17 (18) August
I did a bit of cheating. I got home last night in a whirlwind of emotions and tiredness. It was the last night of the show. We went out for drinks. Some lovely people came to the show: a couple from our meditation group; one of Andrew’s supervisors from work; a lovely musician, Phamie, who has lived in NYC, and who I only catch up with briefly. I told friends last night: When she speaks to me, I see her heart in her eyes.
Phamie and I had a few moments to chat and catch up, even though a longer one will hopefully come next week. We were astonished to find ourselves in the same place. Not in terms of the bar. But in terms of our lives. Sometimes when I smile, I told her, I feel guilty. Like: I should be sad. There’s a voice in my head saying “You are sad right now. Stop being happy.” And it shocks me. And I know that I’m frowning at people all the time, even on the street, even when I’m actually happy. You know those moments when things align and someone else is right there with you, experiencing what you’re experiencing? Going through the same phase and point of life as you? It’s surprising, and relieving.
Can you help me backdate this post?
I still want to tell you all about the dance concert, and I will. But yesterday I watched the film “Stranger than Fiction”
with Will Ferrell, Maggie Gyllenhaal, Dustin Hoffman and Emma Thompson, about a man who wakes up one morning and finds his life being narrated by an author in his head. Little does he know that the author is real, and that she is directing the course of his life. Someone once told me that I reminded him of Maggie Gyllenhaal. Someone last night complimented me on the light in my eyes. I have to put it on right now,
I wanted to say. But then again — does it matter where the light comes from as long as it’s really
there, however briefly or full of effort?
The movie is beautiful. You would love it.
“Such an uncommonly intelligent film does not often get made…which requires us to enter the lives of these specific quiet, sweet, worthy people.” – Roger Ebert
Kay Eiffel: [narrating] This is a story about a man named Harold Crick and his wristwatch. Harold Crick was a man of infinite numbers, endless calculations, and remarkably few words. And his wristwatch said even less. Every weekday, for twelve years, Harold would brush each of his thirty-two teeth seventy-six times. Thirty-eight times back and forth, thirty-eight times up and down. Every weekday, for twelve years, Harold would tie his tie in a single Windsor knot instead of the double, thereby saving up to forty-three seconds. His wristwatch thought the single Windsor made his neck look fat, but said nothing.
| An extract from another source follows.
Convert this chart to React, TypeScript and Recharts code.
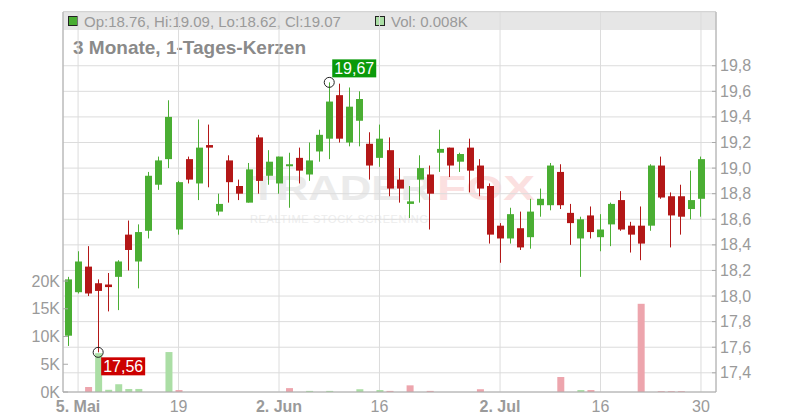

Kay Eiffel: Every weekday, for 12 years, Harold would run at a rate of nearly 57 steps per block for 6 blocks, barely catching the 8:17 Kronecker bus. His wristwatch would delight in the feeling of the crisp wind rushing over its face. And every weekday, for 12 years, Harold would review 7.134 tax files as a senior agent for the Internal Revenue Service. Only taking a 45.7-minute lunch break, and a 4.3-minute coffee break, timed precisely by his wristwatch.
Kay Eiffel: Beyond that, Harold lived a life of solitude. He would walk home alone. He would eat alone. And precisely 11:13 every night, Harold would go to bed alone, putting his wristwatch to rest on the nightstand beside him. The was, of course, before Wednesday. On Wednesday, Harold’s wristwatch changed everything.